EXERCISE OBJECTIVE.
Transcribe the data in full and exactly, omitting any pictures.

GIVEN INFORMATION.
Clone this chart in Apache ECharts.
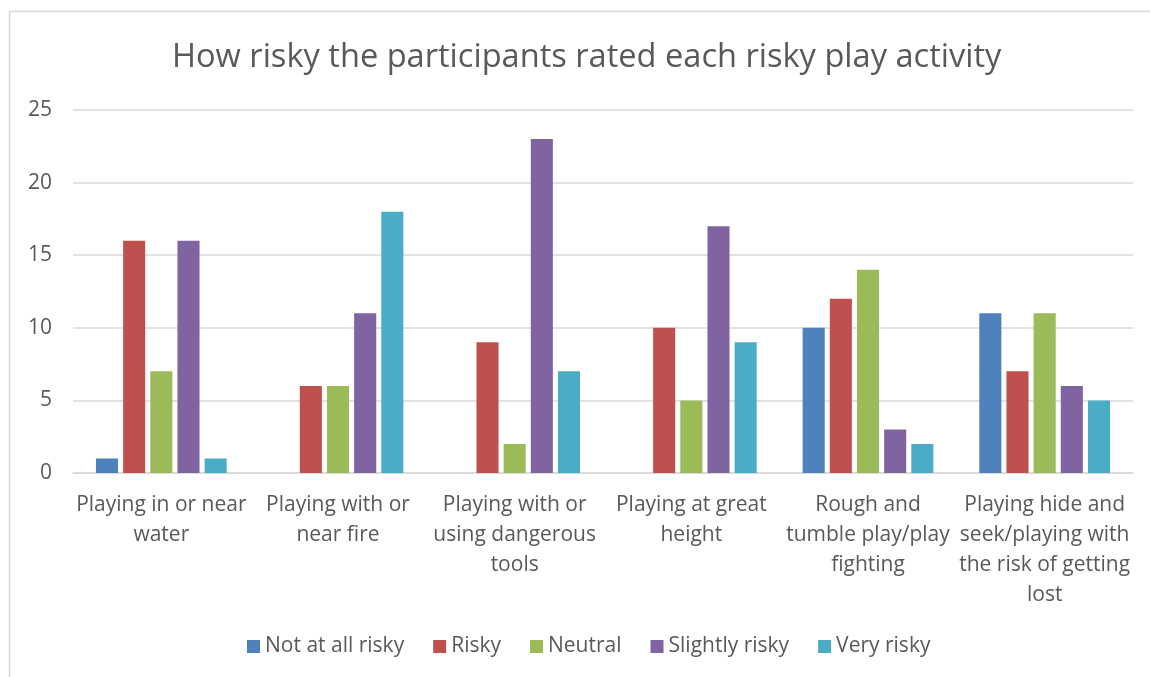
<!DOCTYPE html>
<html>
<head>
<meta charset="utf-8">
<script src="https://cdn.jsdelivr.net/npm/echarts@6/dist/echarts.min.js"></script>
<style>
  html, body { margin: 0; padding: 0; background: #fff; }
  #chart { width: 1150px; height: 677px; }
</style>
</head>
<body>
<div id="chart"></div>
<script>
// Activities (line breaks follow the wrapped axis labels)
const categories = [
  'Playing in or near\nwater',
  'Playing with or\nnear fire',
  'Playing with or\nusing dangerous\ntools',
  'Playing at great\nheight',
  'Rough and\ntumble play/play\nfighting',
  'Playing hide and\nseek/playing with\nthe risk of getting\nlost'
];

// Number of participants per rating
const notAtAllRisky = [1, 0, 0, 0, 10, 11];
const risky         = [16, 6, 9, 10, 12, 7];
const neutral       = [7, 6, 2, 5, 14, 11];
const slightlyRisky = [16, 11, 23, 17, 3, 6];
const veryRisky     = [1, 18, 7, 9, 2, 5];

const seriesNames = ['Not at all risky', 'Risky', 'Neutral', 'Slightly risky', 'Very risky'];
const seriesData = [notAtAllRisky, risky, neutral, slightlyRisky, veryRisky];
const colors = ['#4F81BD', '#C0504D', '#9BBB59', '#8064A2', '#4BACC6'];

const FONT = '"Open Sans", Lato, sans-serif';
const TEXT = '#595959';

const chart = echarts.init(document.getElementById('chart'), null, { renderer: 'canvas' });

chart.setOption({
  backgroundColor: '#ffffff',
  animation: false,
  color: colors,
  title: {
    text: 'How risky the participants rated each risky play activity',
    left: 167,
    top: 36,
    textStyle: { fontFamily: FONT, fontSize: 32.6, fontWeight: 'normal', color: TEXT }
  },
  legend: {
    top: 636,
    left: 247,
    padding: 0,
    itemWidth: 13,
    itemHeight: 13,
    itemGap: 29,
    icon: 'rect',
    textStyle: { fontFamily: FONT, fontSize: 21, color: TEXT },
    data: seriesNames
  },
  grid: { left: 73, right: 17, top: 110, bottom: 204, containLabel: false },
  xAxis: {
    type: 'category',
    data: categories,
    axisLine: { lineStyle: { color: '#d9d9d9', width: 1.5 } },
    axisTick: { show: false },
    axisLabel: {
      fontFamily: FONT,
      fontSize: 21,
      color: TEXT,
      lineHeight: 30,
      margin: 17,
      interval: 0,
      align: 'center'
    }
  },
  yAxis: {
    type: 'value',
    min: 0,
    max: 25,
    interval: 5,
    axisLine: { show: false },
    axisTick: { show: false },
    splitLine: { lineStyle: { color: '#d9d9d9', width: 1.5 } },
    axisLabel: { fontFamily: FONT, fontSize: 21, color: TEXT, margin: 21 }
  },
  graphic: [{
    type: 'rect',
    shape: { x: 9.5, y: 11.5, width: 1300, height: 800 },
    style: { fill: 'none', stroke: '#d9d9d9', lineWidth: 1.5 },
    silent: true,
    z: -1
  }],
  series: seriesNames.map((name, i) => ({
    name: name,
    type: 'bar',
    data: seriesData[i],
    barGap: '23%',
    barCategoryGap: '26%',
    itemStyle: { color: colors[i] }
  }))
});
</script>
</body>
</html>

RESULT.
Clone this chart in Apache ECharts.
<!DOCTYPE html>
<html>
<head>
<meta charset="utf-8">
<script src="https://cdn.jsdelivr.net/npm/echarts@6/dist/echarts.min.js"></script>
<style>
  html, body { margin: 0; padding: 0; background: #fff; }
  #chart { width: 1150px; height: 677px; }
</style>
</head>
<body>
<div id="chart"></div>
<script>
// Activities (line breaks follow the wrapped axis labels)
const categories = [
  'Playing in or near\nwater',
  'Playing with or\nnear fire',
  'Playing with or\nusing dangerous\ntools',
  'Playing at great\nheight',
  'Rough and\ntumble play/play\nfighting',
  'Playing hide and\nseek/playing with\nthe risk of getting\nlost'
];

// Number of participants per rating
const notAtAllRisky = [1, 0, 0, 0, 10, 11];
const risky         = [16, 6, 9, 10, 12, 7];
const neutral       = [7, 6, 2, 5, 14, 11];
const slightlyRisky = [16, 11, 23, 17, 3, 6];
const veryRisky     = [1, 18, 7, 9, 2, 5];

const seriesNames = ['Not at all risky', 'Risky', 'Neutral', 'Slightly risky', 'Very risky'];
const seriesData = [notAtAllRisky, risky, neutral, slightlyRisky, veryRisky];
const colors = ['#4F81BD', '#C0504D', '#9BBB59', '#8064A2', '#4BACC6'];

const FONT = '"Open Sans", Lato, sans-serif';
const TEXT = '#595959';

const chart = echarts.init(document.getElementById('chart'), null, { renderer: 'canvas' });

chart.setOption({
  backgroundColor: '#ffffff',
  animation: false,
  color: colors,
  title: {
    text: 'How risky the participants rated each risky play activity',
    left: 167,
    top: 36,
    textStyle: { fontFamily: FONT, fontSize: 32.6, fontWeight: 'normal', color: TEXT }
  },
  legend: {
    top: 636,
    left: 247,
    padding: 0,
    itemWidth: 13,
    itemHeight: 13,
    itemGap: 29,
    icon: 'rect',
    textStyle: { fontFamily: FONT, fontSize: 21, color: TEXT },
    data: seriesNames
  },
  grid: { left: 73, right: 17, top: 110, bottom: 204, containLabel: false },
  xAxis: {
    type: 'category',
    data: categories,
    axisLine: { lineStyle: { color: '#d9d9d9', width: 1.5 } },
    axisTick: { show: false },
    axisLabel: {
      fontFamily: FONT,
      fontSize: 21,
      color: TEXT,
      lineHeight: 30,
      margin: 17,
      interval: 0,
      align: 'center'
    }
  },
  yAxis: {
    type: 'value',
    min: 0,
    max: 25,
    interval: 5,
    axisLine: { show: false },
    axisTick: { show: false },
    splitLine: { lineStyle: { color: '#d9d9d9', width: 1.5 } },
    axisLabel: { fontFamily: FONT, fontSize: 21, color: TEXT, margin: 21 }
  },
  graphic: [{
    type: 'rect',
    shape: { x: 9.5, y: 11.5, width: 1300, height: 800 },
    style: { fill: 'none', stroke: '#d9d9d9', lineWidth: 1.5 },
    silent: true,
    z: -1
  }],
  series: seriesNames.map((name, i) => ({
    name: name,
    type: 'bar',
    data: seriesData[i],
    barGap: '23%',
    barCategoryGap: '26%',
    itemStyle: { color: colors[i] }
  }))
});
</script>
</body>
</html>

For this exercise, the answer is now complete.